(TASK DIRECTIONS) Print the lines of the listing below verbatim from its first line through the line bearing "def fy(p): return 1 - p / H". Any pictures are to be omitted.

(MATERIAL)
- - - - - - -

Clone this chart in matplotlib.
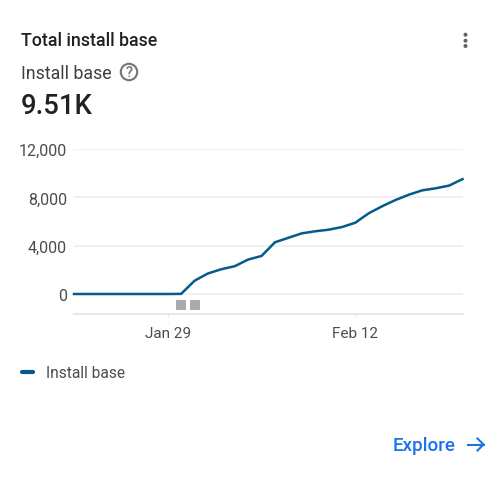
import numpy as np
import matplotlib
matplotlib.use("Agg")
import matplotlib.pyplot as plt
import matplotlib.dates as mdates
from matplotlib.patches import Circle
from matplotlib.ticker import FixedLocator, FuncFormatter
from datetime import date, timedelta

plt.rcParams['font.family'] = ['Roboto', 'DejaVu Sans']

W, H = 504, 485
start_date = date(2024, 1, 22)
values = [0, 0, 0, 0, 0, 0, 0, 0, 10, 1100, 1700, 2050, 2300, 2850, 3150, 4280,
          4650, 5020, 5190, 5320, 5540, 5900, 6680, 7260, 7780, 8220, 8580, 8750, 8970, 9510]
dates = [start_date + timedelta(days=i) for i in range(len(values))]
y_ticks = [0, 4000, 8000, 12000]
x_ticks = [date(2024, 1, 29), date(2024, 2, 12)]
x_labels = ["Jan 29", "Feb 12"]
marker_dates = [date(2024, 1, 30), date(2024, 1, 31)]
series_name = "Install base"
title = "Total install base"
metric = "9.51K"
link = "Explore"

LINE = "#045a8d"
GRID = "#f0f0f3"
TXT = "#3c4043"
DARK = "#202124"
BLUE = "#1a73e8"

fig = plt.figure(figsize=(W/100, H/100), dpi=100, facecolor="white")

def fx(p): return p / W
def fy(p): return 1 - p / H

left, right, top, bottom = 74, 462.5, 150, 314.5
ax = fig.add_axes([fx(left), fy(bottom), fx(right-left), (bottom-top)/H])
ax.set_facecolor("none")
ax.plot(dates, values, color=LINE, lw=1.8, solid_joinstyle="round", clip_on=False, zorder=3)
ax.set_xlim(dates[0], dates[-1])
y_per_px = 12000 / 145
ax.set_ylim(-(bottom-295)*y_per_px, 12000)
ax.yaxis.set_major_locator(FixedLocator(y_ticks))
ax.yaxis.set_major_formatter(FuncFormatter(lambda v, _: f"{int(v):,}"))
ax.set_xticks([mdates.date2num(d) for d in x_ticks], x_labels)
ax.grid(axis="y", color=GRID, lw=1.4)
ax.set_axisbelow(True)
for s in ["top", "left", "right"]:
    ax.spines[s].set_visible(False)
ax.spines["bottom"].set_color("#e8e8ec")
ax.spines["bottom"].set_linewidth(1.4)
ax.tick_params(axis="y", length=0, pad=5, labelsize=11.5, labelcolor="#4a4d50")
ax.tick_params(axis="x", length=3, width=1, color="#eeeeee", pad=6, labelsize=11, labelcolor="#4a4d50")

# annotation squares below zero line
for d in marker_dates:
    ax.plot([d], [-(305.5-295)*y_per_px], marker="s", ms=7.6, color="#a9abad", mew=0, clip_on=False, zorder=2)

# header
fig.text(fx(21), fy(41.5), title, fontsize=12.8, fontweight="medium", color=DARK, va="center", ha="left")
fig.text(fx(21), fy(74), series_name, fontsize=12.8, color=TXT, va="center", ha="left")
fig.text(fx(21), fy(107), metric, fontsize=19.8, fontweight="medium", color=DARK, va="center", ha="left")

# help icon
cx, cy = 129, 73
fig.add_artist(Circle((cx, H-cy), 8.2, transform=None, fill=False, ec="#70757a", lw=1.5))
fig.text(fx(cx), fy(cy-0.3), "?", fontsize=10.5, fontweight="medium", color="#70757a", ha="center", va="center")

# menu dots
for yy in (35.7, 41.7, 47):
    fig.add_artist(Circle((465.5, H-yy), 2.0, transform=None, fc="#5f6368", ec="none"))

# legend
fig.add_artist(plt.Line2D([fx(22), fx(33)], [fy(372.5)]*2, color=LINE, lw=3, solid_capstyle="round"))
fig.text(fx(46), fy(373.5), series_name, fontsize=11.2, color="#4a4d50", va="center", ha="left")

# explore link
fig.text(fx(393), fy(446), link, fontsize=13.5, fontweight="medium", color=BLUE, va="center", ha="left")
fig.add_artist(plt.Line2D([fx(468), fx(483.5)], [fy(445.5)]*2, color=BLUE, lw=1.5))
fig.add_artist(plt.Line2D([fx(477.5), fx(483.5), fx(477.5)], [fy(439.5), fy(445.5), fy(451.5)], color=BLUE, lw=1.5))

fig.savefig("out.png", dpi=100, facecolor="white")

- - - - - - -

(FULL ANSWER)
Clone this chart in matplotlib.
import numpy as np
import matplotlib
matplotlib.use("Agg")
import matplotlib.pyplot as plt
import matplotlib.dates as mdates
from matplotlib.patches import Circle
from matplotlib.ticker import FixedLocator, FuncFormatter
from datetime import date, timedelta

plt.rcParams['font.family'] = ['Roboto', 'DejaVu Sans']

W, H = 504, 485
start_date = date(2024, 1, 22)
values = [0, 0, 0, 0, 0, 0, 0, 0, 10, 1100, 1700, 2050, 2300, 2850, 3150, 4280,
          4650, 5020, 5190, 5320, 5540, 5900, 6680, 7260, 7780, 8220, 8580, 8750, 8970, 9510]
dates = [start_date + timedelta(days=i) for i in range(len(values))]
y_ticks = [0, 4000, 8000, 12000]
x_ticks = [date(2024, 1, 29), date(2024, 2, 12)]
x_labels = ["Jan 29", "Feb 12"]
marker_dates = [date(2024, 1, 30), date(2024, 1, 31)]
series_name = "Install base"
title = "Total install base"
metric = "9.51K"
link = "Explore"

LINE = "#045a8d"
GRID = "#f0f0f3"
TXT = "#3c4043"
DARK = "#202124"
BLUE = "#1a73e8"

fig = plt.figure(figsize=(W/100, H/100), dpi=100, facecolor="white")

def fx(p): return p / W
def fy(p): return 1 - p / H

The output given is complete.